Most Young People Have Stopped Watching TV

Regular, “linear” TV viewing — watching scheduled TV as it is broadcast, in other words — is dying.

That’s a trend not just being adopted by millennials — even older people are switching off their TV sets in favour of online video alternatives, according to a new report from Forrester.

Anecdotally, most people tend to say they are watching less TV, favouring on-demand services and streaming.

But Forrester has just provided us with evidence that not only is linear TV viewing falling — linear TV just isn’t the dominant option any more.

Forrester polled a panel of 4,709 individuals in the US and found just 46% of people between the ages of 18 and 88-years-old watch linear TV in a typical month.

A small majority of Generation X and Baby Boomers say they watch linear TV, but that average is dragged down by Millennials.

An equal percentage claim to watch linear TV as use paid or free online streaming services.

The rise of services like Netflix and Hulu appears to be cutting into regular TV viewing, but a lot of this behaviour is actually additive to TV-watching among millennials. More than half (55%) of younger viewers that said they still do switch on their TV sets watch four hours or more of regular TV a week — as well as watching four hours or more of TV online.

While the way we consume content has dramatically changed, old habits die hard when it comes to the type of content consumed. Current-season TV shows remain the favourite type of program to watch, no matter on which device. But 37% US adults are also using online services to revisit shows that are no longer on air, or past seasons.

The rise and rise of online video amongst the youngest and steadily more influential generation of viewers could read like the script of a disaster movie for broadcasters. But it’s not necessarily all bad news. While audiences are clearly becoming more fragmented, there are still ways for traditional broadcasters to prevent viewers (and associated advertising revenue) falling from their grasp.

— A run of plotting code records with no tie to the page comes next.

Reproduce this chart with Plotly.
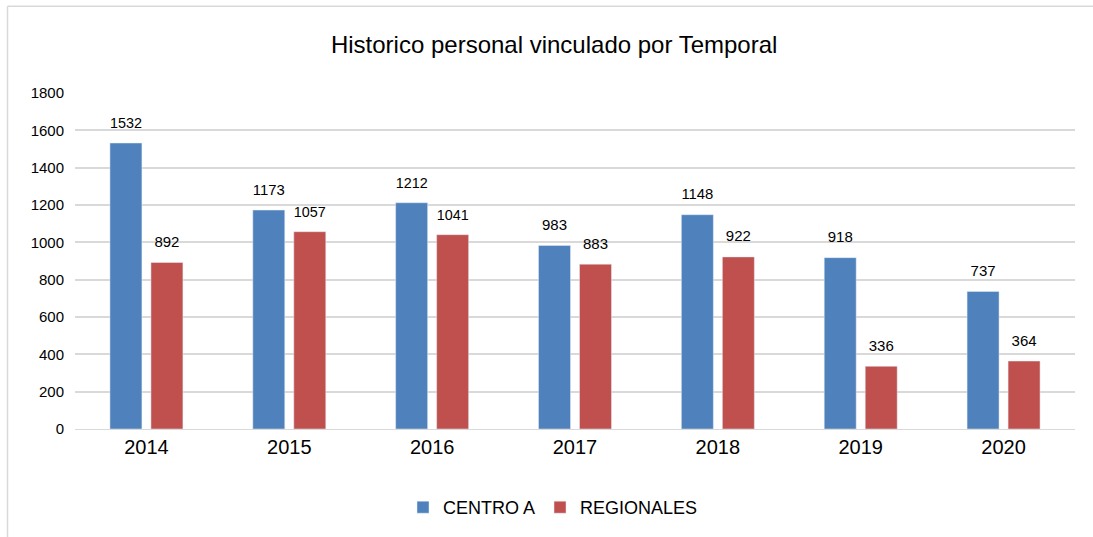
import plotly.graph_objects as go

years = ["2014", "2015", "2016", "2017", "2018", "2019", "2020"]
centro_a = [1532, 1173, 1212, 983, 1148, 918, 737]
regionales = [892, 1057, 1041, 883, 922, 336, 364]
y_ticks = [0, 200, 400, 600, 800, 1000, 1200, 1400, 1600, 1800]

FONT = "Liberation Sans Narrow, Arial Narrow, Liberation Sans, Arial, sans-serif"


def labels(values):
    return [f"<span style='font-size:15px'>{v}</span><br> " for v in values]


fig = go.Figure()
fig.add_trace(go.Bar(name="CENTRO A", x=years, y=centro_a, marker_color="#4F81BD",
                     text=labels(centro_a), textposition="outside", cliponaxis=False,
                     textfont=dict(size=8, color="#000000")))
fig.add_trace(go.Bar(name="REGIONALES", x=years, y=regionales, marker_color="#C0504D",
                     text=labels(regionales), textposition="outside", cliponaxis=False,
                     textfont=dict(size=8, color="#000000")))

fig.update_layout(
    width=1093, height=537,
    margin=dict(l=75, r=18, t=93, b=107),
    paper_bgcolor="white", plot_bgcolor="white",
    font=dict(family=FONT, color="#000000"),
    barmode="group", bargap=0.426, bargroupgap=0.22,
    title=dict(text="Historico personal vinculado por Temporal", x=0.507, xanchor="center",
               y=1 - 45 / 537, yanchor="middle", yref="container",
               font=dict(size=24, family=FONT, color="#000000")),
    legend=dict(orientation="h", x=0.478, xanchor="center", y=-0.23, yanchor="middle",
                font=dict(size=18, family=FONT), itemwidth=30, tracegroupgap=0),
    showlegend=True,
    shapes=[
        dict(type="line", xref="paper", yref="paper", x0=-0.0675, x1=-0.0675, y0=1.258, y1=-0.5,
             line=dict(color="#D9D9D9", width=1.5)),
        dict(type="line", xref="paper", yref="paper", x0=-0.0675, x1=1.03, y0=1.258, y1=1.258,
             line=dict(color="#D9D9D9", width=1.5)),
    ],
)
fig.update_xaxes(tickfont=dict(size=20, family=FONT), showline=True, linecolor="#D9D9D9",
                 linewidth=1, ticks="", showgrid=False)
fig.update_yaxes(range=[0, 1800], tickvals=y_ticks, ticktext=[str(v) for v in y_ticks],
                 tickfont=dict(size=15, family=FONT), showgrid=True, gridcolor="#D9D9D9",
                 gridwidth=1.5, zeroline=False, ticks="", showline=False, ticklabelstandoff=10)

fig.write_html("out.html", config={"displayModeBar": False},
               post_script="document.body.style.margin='0';document.body.style.overflow='hidden';")
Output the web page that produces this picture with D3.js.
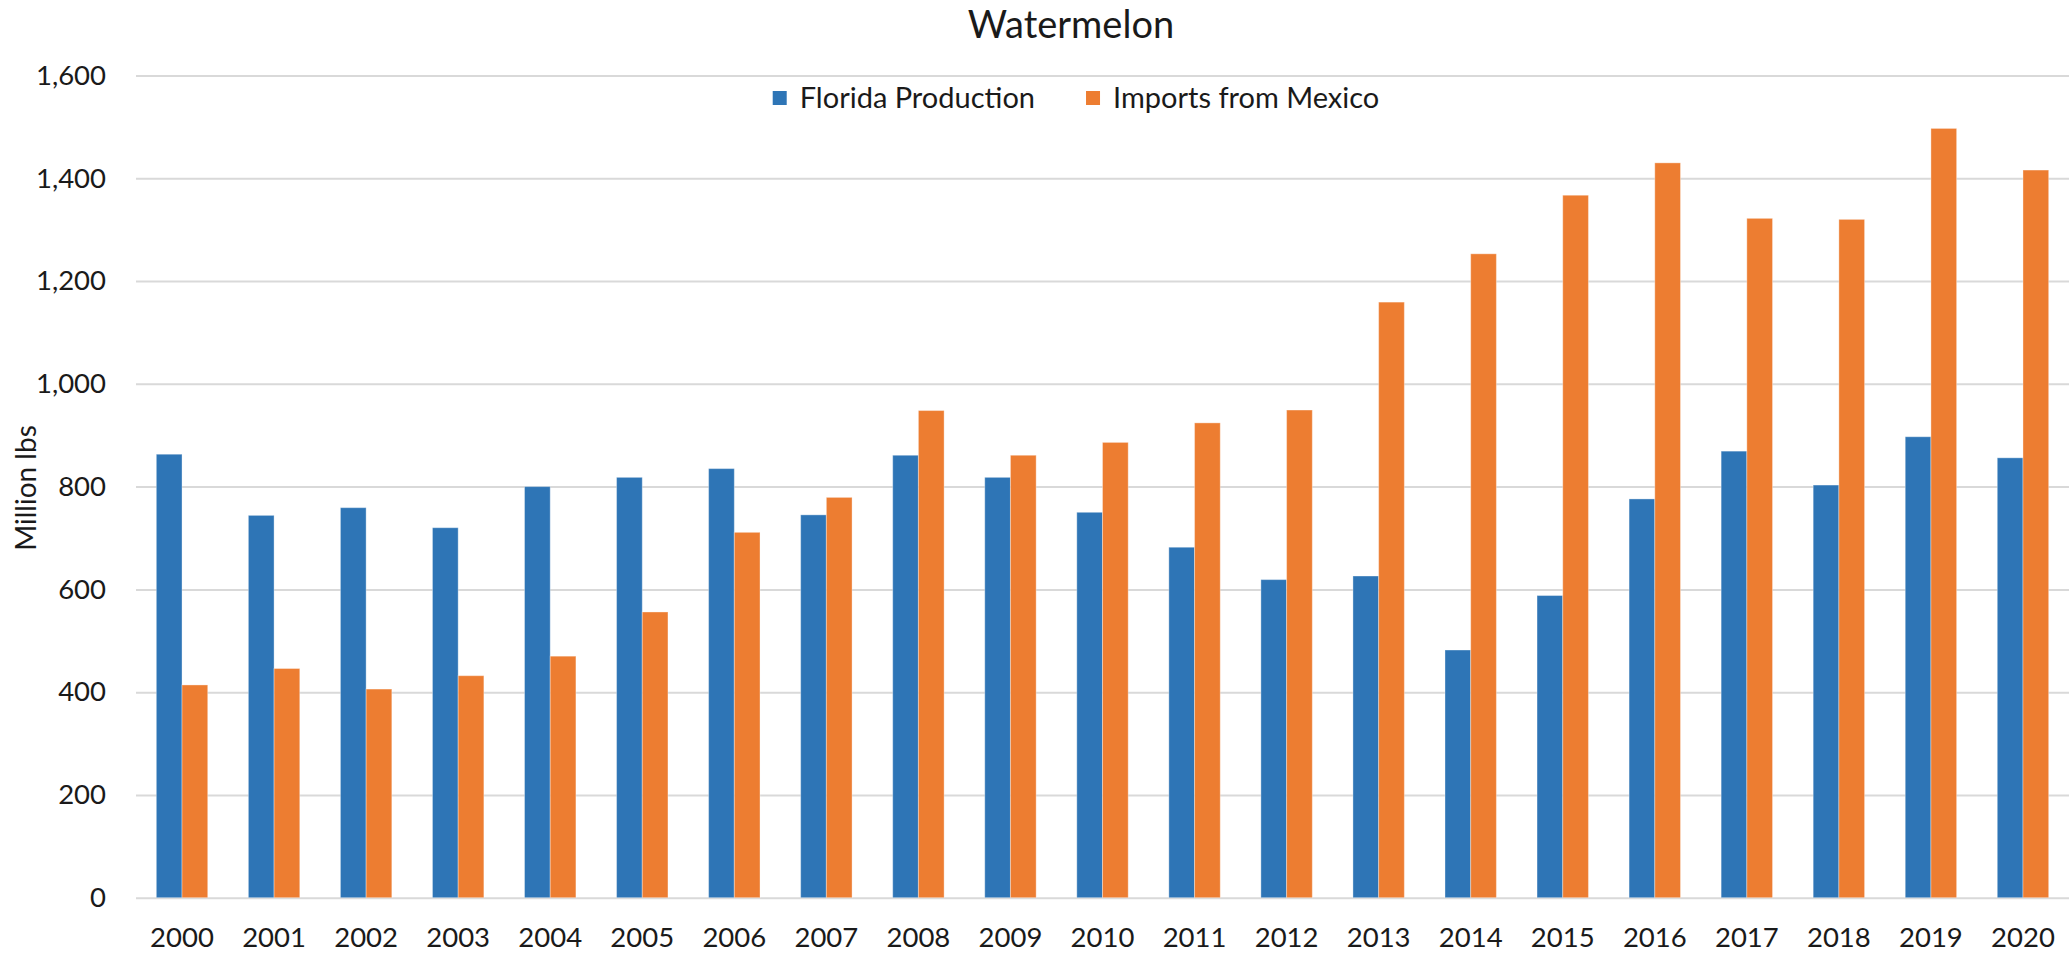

As Forrester recommends in its “Making Sense of New Video Consumption Behaviour” report, linear TV and digital video recording are still the predominant viewing behaviours, “the main courses,” among Generation X and Baby Boomers — i.e. the majority of viewers. But that course needs to be supplemented with “side dishes” and “desserts” across the online spectrum. That includes short-form video content, which is primarily consumed on smartphones, and can be monetized through advertising revenue shares on sites like YouTube or can be delivered via broadcasters’ own platforms and sponsored.

Broadcasters’ main delivery platform is seeing its luster eroded in terms of audience and ad revenue. But it will be those media companies that embrace the new online platforms, rather than fighting against them, that will win out in the end.

As Jim Nail, the author of Forrester’s report, writes: “Media companies are beginning to use clips from shows as tune-in promos or post-air buzz creators. But this is only part of the potential value of these program highlights. As content owners learn the power of these clips to grow shows’ fan databases, they will become bolder in using clips currently confined to the show’s site or the network’s YouTube channel. Networks will recruit avid fans to receive teasers during their afternoon coffee breaks before the evening airing. They will enhance their databases with other demographic and behavioural data, then use this data to sell higher-priced, more targeted ads.”

Once more broadcasters change their commercial model to reflect consumer behaviour, they will increasingly sell ads based on target audiences, offering more packages that spread across many different screens, rather than just booking airtime around specific shows.

This isn’t a doom and gloom story as long as broadcasters adapt quickly. And at the moment it appears they are not moving swiftly enough: Separate research from Standard Media Index estimated spend on TV advertising was down 2% in the last quarter.